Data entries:
------------------------------

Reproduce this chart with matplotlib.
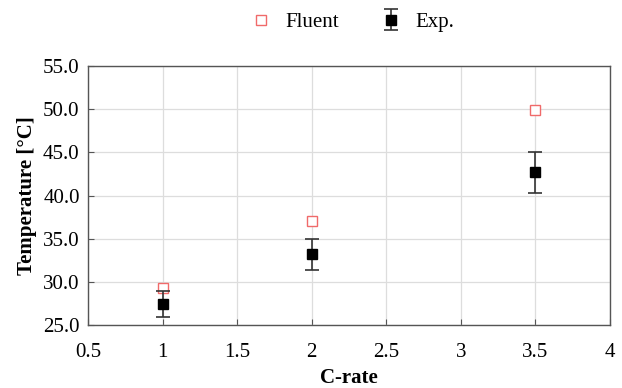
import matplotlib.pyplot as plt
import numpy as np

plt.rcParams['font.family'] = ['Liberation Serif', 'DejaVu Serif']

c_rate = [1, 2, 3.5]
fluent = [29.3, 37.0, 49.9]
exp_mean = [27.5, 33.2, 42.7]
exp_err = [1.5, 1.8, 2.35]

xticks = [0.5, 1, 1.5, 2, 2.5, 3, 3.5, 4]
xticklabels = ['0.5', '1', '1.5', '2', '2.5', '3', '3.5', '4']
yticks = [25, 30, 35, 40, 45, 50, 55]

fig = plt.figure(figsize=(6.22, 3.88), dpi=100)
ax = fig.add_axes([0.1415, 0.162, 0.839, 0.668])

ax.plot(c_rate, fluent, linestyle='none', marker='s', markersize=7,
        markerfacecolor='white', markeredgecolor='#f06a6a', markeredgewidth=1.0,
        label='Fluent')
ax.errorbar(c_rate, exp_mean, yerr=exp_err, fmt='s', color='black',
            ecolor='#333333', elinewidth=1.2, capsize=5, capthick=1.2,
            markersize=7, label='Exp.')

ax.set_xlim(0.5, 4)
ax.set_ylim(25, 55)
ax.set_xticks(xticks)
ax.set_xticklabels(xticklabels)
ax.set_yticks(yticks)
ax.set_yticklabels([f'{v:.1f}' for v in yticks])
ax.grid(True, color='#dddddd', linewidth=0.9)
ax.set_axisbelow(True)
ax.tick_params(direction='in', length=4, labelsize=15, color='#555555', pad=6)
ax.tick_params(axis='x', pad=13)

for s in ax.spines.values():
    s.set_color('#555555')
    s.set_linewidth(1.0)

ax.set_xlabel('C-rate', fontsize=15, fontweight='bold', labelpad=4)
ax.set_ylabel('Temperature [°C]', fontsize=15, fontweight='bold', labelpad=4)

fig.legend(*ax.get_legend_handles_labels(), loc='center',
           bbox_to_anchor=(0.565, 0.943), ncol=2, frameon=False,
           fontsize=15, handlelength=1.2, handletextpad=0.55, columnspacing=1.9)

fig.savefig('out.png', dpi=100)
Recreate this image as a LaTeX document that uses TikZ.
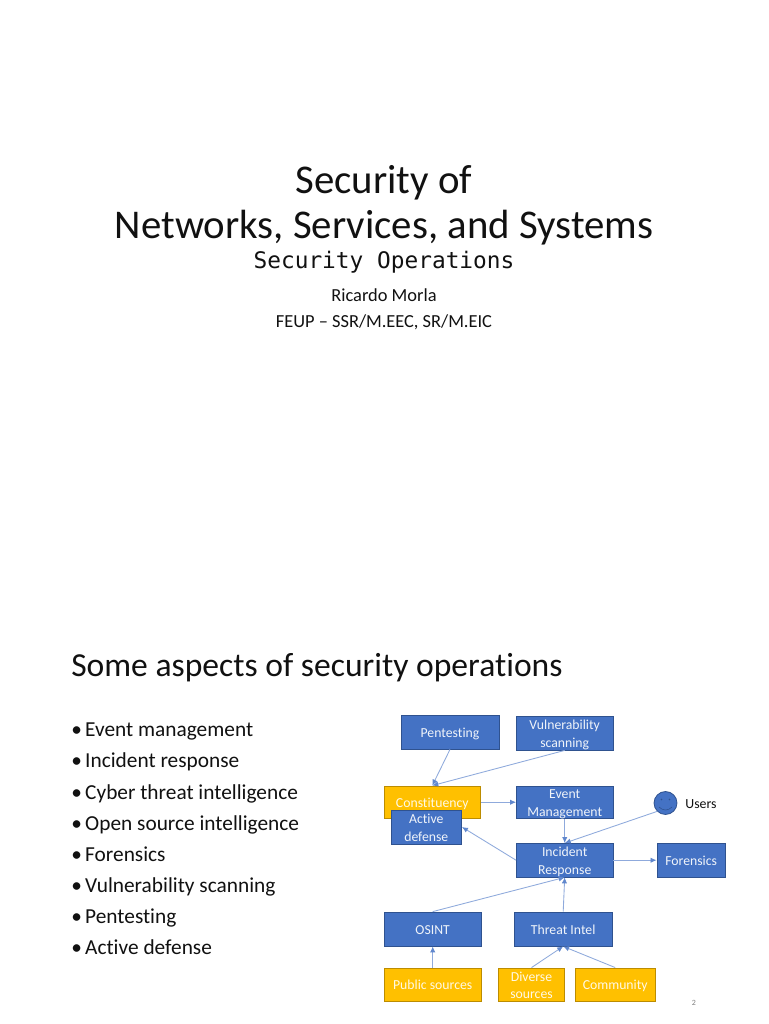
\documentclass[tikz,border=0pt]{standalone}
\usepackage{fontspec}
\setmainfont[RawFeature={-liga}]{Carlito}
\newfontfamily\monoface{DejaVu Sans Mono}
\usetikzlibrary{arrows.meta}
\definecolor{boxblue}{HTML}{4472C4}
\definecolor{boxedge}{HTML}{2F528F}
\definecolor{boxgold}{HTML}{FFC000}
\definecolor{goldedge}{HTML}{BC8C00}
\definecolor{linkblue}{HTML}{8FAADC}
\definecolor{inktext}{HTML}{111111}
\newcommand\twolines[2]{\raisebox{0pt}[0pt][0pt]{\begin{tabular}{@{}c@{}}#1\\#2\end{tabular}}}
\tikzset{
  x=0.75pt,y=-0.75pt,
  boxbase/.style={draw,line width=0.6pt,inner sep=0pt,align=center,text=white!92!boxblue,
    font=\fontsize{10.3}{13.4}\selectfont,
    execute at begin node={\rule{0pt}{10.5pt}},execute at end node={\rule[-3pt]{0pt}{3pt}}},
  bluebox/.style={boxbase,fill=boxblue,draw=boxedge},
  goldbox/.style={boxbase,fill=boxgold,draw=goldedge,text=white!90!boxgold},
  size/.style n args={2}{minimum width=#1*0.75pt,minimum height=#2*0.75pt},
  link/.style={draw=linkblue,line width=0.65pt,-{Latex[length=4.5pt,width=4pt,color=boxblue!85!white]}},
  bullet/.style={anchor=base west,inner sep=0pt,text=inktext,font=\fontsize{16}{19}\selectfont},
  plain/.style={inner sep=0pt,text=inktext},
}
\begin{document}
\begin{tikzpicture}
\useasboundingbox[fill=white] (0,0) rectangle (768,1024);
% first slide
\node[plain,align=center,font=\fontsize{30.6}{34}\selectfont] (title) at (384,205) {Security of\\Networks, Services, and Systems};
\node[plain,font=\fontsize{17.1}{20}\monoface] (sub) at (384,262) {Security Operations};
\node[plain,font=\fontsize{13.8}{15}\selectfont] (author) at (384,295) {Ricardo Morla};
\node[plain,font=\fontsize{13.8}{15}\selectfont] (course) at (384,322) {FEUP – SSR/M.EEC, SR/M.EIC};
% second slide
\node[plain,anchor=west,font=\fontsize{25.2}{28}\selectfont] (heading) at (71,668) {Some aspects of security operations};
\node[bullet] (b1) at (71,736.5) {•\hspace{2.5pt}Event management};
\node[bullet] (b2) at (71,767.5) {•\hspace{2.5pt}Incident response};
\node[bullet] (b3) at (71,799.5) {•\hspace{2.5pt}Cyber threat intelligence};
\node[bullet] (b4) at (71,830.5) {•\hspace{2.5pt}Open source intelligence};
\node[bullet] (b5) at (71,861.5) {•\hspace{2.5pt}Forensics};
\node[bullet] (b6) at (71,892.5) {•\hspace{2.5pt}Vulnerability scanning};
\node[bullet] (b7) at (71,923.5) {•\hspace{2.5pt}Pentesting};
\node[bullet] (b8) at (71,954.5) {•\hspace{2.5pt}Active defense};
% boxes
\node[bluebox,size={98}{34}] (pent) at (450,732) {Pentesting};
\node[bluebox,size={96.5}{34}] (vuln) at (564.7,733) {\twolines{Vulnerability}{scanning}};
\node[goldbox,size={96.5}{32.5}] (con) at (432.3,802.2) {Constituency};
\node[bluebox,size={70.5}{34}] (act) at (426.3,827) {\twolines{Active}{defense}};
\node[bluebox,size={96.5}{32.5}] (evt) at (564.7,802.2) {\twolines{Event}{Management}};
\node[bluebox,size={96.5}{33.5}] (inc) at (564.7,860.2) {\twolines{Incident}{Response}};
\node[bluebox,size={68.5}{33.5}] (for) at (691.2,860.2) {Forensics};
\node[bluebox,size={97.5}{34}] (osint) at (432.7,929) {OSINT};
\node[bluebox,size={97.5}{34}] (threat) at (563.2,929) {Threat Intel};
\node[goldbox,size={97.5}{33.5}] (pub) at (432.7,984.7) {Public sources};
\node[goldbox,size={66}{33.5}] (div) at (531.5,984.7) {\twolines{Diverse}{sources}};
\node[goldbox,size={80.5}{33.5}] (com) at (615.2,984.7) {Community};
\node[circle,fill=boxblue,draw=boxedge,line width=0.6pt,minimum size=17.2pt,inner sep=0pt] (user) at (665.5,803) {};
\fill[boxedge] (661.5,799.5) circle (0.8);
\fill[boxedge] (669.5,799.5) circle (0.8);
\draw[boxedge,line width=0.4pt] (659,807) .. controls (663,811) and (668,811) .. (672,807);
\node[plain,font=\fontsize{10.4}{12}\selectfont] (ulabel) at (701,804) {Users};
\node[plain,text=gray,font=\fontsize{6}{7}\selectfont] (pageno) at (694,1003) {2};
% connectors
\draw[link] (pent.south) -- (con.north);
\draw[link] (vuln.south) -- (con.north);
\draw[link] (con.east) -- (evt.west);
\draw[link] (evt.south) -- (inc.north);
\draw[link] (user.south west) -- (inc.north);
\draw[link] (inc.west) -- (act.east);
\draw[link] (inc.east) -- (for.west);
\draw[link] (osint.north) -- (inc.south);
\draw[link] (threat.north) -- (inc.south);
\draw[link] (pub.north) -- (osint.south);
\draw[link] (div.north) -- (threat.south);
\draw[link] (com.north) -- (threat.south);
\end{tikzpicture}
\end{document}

------------------------------

● EXERCISE REQUIREMENTS: Reproduce the full listing above verbatim, with no pictures included.

● SOLUTION BELOW:
Reproduce this chart with matplotlib.
import matplotlib.pyplot as plt
import numpy as np

plt.rcParams['font.family'] = ['Liberation Serif', 'DejaVu Serif']

c_rate = [1, 2, 3.5]
fluent = [29.3, 37.0, 49.9]
exp_mean = [27.5, 33.2, 42.7]
exp_err = [1.5, 1.8, 2.35]

xticks = [0.5, 1, 1.5, 2, 2.5, 3, 3.5, 4]
xticklabels = ['0.5', '1', '1.5', '2', '2.5', '3', '3.5', '4']
yticks = [25, 30, 35, 40, 45, 50, 55]

fig = plt.figure(figsize=(6.22, 3.88), dpi=100)
ax = fig.add_axes([0.1415, 0.162, 0.839, 0.668])

ax.plot(c_rate, fluent, linestyle='none', marker='s', markersize=7,
        markerfacecolor='white', markeredgecolor='#f06a6a', markeredgewidth=1.0,
        label='Fluent')
ax.errorbar(c_rate, exp_mean, yerr=exp_err, fmt='s', color='black',
            ecolor='#333333', elinewidth=1.2, capsize=5, capthick=1.2,
            markersize=7, label='Exp.')

ax.set_xlim(0.5, 4)
ax.set_ylim(25, 55)
ax.set_xticks(xticks)
ax.set_xticklabels(xticklabels)
ax.set_yticks(yticks)
ax.set_yticklabels([f'{v:.1f}' for v in yticks])
ax.grid(True, color='#dddddd', linewidth=0.9)
ax.set_axisbelow(True)
ax.tick_params(direction='in', length=4, labelsize=15, color='#555555', pad=6)
ax.tick_params(axis='x', pad=13)

for s in ax.spines.values():
    s.set_color('#555555')
    s.set_linewidth(1.0)

ax.set_xlabel('C-rate', fontsize=15, fontweight='bold', labelpad=4)
ax.set_ylabel('Temperature [°C]', fontsize=15, fontweight='bold', labelpad=4)

fig.legend(*ax.get_legend_handles_labels(), loc='center',
           bbox_to_anchor=(0.565, 0.943), ncol=2, frameon=False,
           fontsize=15, handlelength=1.2, handletextpad=0.55, columnspacing=1.9)

fig.savefig('out.png', dpi=100)
Recreate this image as a LaTeX document that uses TikZ.
\documentclass[tikz,border=0pt]{standalone}
\usepackage{fontspec}
\setmainfont[RawFeature={-liga}]{Carlito}
\newfontfamily\monoface{DejaVu Sans Mono}
\usetikzlibrary{arrows.meta}
\definecolor{boxblue}{HTML}{4472C4}
\definecolor{boxedge}{HTML}{2F528F}
\definecolor{boxgold}{HTML}{FFC000}
\definecolor{goldedge}{HTML}{BC8C00}
\definecolor{linkblue}{HTML}{8FAADC}
\definecolor{inktext}{HTML}{111111}
\newcommand\twolines[2]{\raisebox{0pt}[0pt][0pt]{\begin{tabular}{@{}c@{}}#1\\#2\end{tabular}}}
\tikzset{
  x=0.75pt,y=-0.75pt,
  boxbase/.style={draw,line width=0.6pt,inner sep=0pt,align=center,text=white!92!boxblue,
    font=\fontsize{10.3}{13.4}\selectfont,
    execute at begin node={\rule{0pt}{10.5pt}},execute at end node={\rule[-3pt]{0pt}{3pt}}},
  bluebox/.style={boxbase,fill=boxblue,draw=boxedge},
  goldbox/.style={boxbase,fill=boxgold,draw=goldedge,text=white!90!boxgold},
  size/.style n args={2}{minimum width=#1*0.75pt,minimum height=#2*0.75pt},
  link/.style={draw=linkblue,line width=0.65pt,-{Latex[length=4.5pt,width=4pt,color=boxblue!85!white]}},
  bullet/.style={anchor=base west,inner sep=0pt,text=inktext,font=\fontsize{16}{19}\selectfont},
  plain/.style={inner sep=0pt,text=inktext},
}
\begin{document}
\begin{tikzpicture}
\useasboundingbox[fill=white] (0,0) rectangle (768,1024);
% first slide
\node[plain,align=center,font=\fontsize{30.6}{34}\selectfont] (title) at (384,205) {Security of\\Networks, Services, and Systems};
\node[plain,font=\fontsize{17.1}{20}\monoface] (sub) at (384,262) {Security Operations};
\node[plain,font=\fontsize{13.8}{15}\selectfont] (author) at (384,295) {Ricardo Morla};
\node[plain,font=\fontsize{13.8}{15}\selectfont] (course) at (384,322) {FEUP – SSR/M.EEC, SR/M.EIC};
% second slide
\node[plain,anchor=west,font=\fontsize{25.2}{28}\selectfont] (heading) at (71,668) {Some aspects of security operations};
\node[bullet] (b1) at (71,736.5) {•\hspace{2.5pt}Event management};
\node[bullet] (b2) at (71,767.5) {•\hspace{2.5pt}Incident response};
\node[bullet] (b3) at (71,799.5) {•\hspace{2.5pt}Cyber threat intelligence};
\node[bullet] (b4) at (71,830.5) {•\hspace{2.5pt}Open source intelligence};
\node[bullet] (b5) at (71,861.5) {•\hspace{2.5pt}Forensics};
\node[bullet] (b6) at (71,892.5) {•\hspace{2.5pt}Vulnerability scanning};
\node[bullet] (b7) at (71,923.5) {•\hspace{2.5pt}Pentesting};
\node[bullet] (b8) at (71,954.5) {•\hspace{2.5pt}Active defense};
% boxes
\node[bluebox,size={98}{34}] (pent) at (450,732) {Pentesting};
\node[bluebox,size={96.5}{34}] (vuln) at (564.7,733) {\twolines{Vulnerability}{scanning}};
\node[goldbox,size={96.5}{32.5}] (con) at (432.3,802.2) {Constituency};
\node[bluebox,size={70.5}{34}] (act) at (426.3,827) {\twolines{Active}{defense}};
\node[bluebox,size={96.5}{32.5}] (evt) at (564.7,802.2) {\twolines{Event}{Management}};
\node[bluebox,size={96.5}{33.5}] (inc) at (564.7,860.2) {\twolines{Incident}{Response}};
\node[bluebox,size={68.5}{33.5}] (for) at (691.2,860.2) {Forensics};
\node[bluebox,size={97.5}{34}] (osint) at (432.7,929) {OSINT};
\node[bluebox,size={97.5}{34}] (threat) at (563.2,929) {Threat Intel};
\node[goldbox,size={97.5}{33.5}] (pub) at (432.7,984.7) {Public sources};
\node[goldbox,size={66}{33.5}] (div) at (531.5,984.7) {\twolines{Diverse}{sources}};
\node[goldbox,size={80.5}{33.5}] (com) at (615.2,984.7) {Community};
\node[circle,fill=boxblue,draw=boxedge,line width=0.6pt,minimum size=17.2pt,inner sep=0pt] (user) at (665.5,803) {};
\fill[boxedge] (661.5,799.5) circle (0.8);
\fill[boxedge] (669.5,799.5) circle (0.8);
\draw[boxedge,line width=0.4pt] (659,807) .. controls (663,811) and (668,811) .. (672,807);
\node[plain,font=\fontsize{10.4}{12}\selectfont] (ulabel) at (701,804) {Users};
\node[plain,text=gray,font=\fontsize{6}{7}\selectfont] (pageno) at (694,1003) {2};
% connectors
\draw[link] (pent.south) -- (con.north);
\draw[link] (vuln.south) -- (con.north);
\draw[link] (con.east) -- (evt.west);
\draw[link] (evt.south) -- (inc.north);
\draw[link] (user.south west) -- (inc.north);
\draw[link] (inc.west) -- (act.east);
\draw[link] (inc.east) -- (for.west);
\draw[link] (osint.north) -- (inc.south);
\draw[link] (threat.north) -- (inc.south);
\draw[link] (pub.north) -- (osint.south);
\draw[link] (div.north) -- (threat.south);
\draw[link] (com.north) -- (threat.south);
\end{tikzpicture}
\end{document}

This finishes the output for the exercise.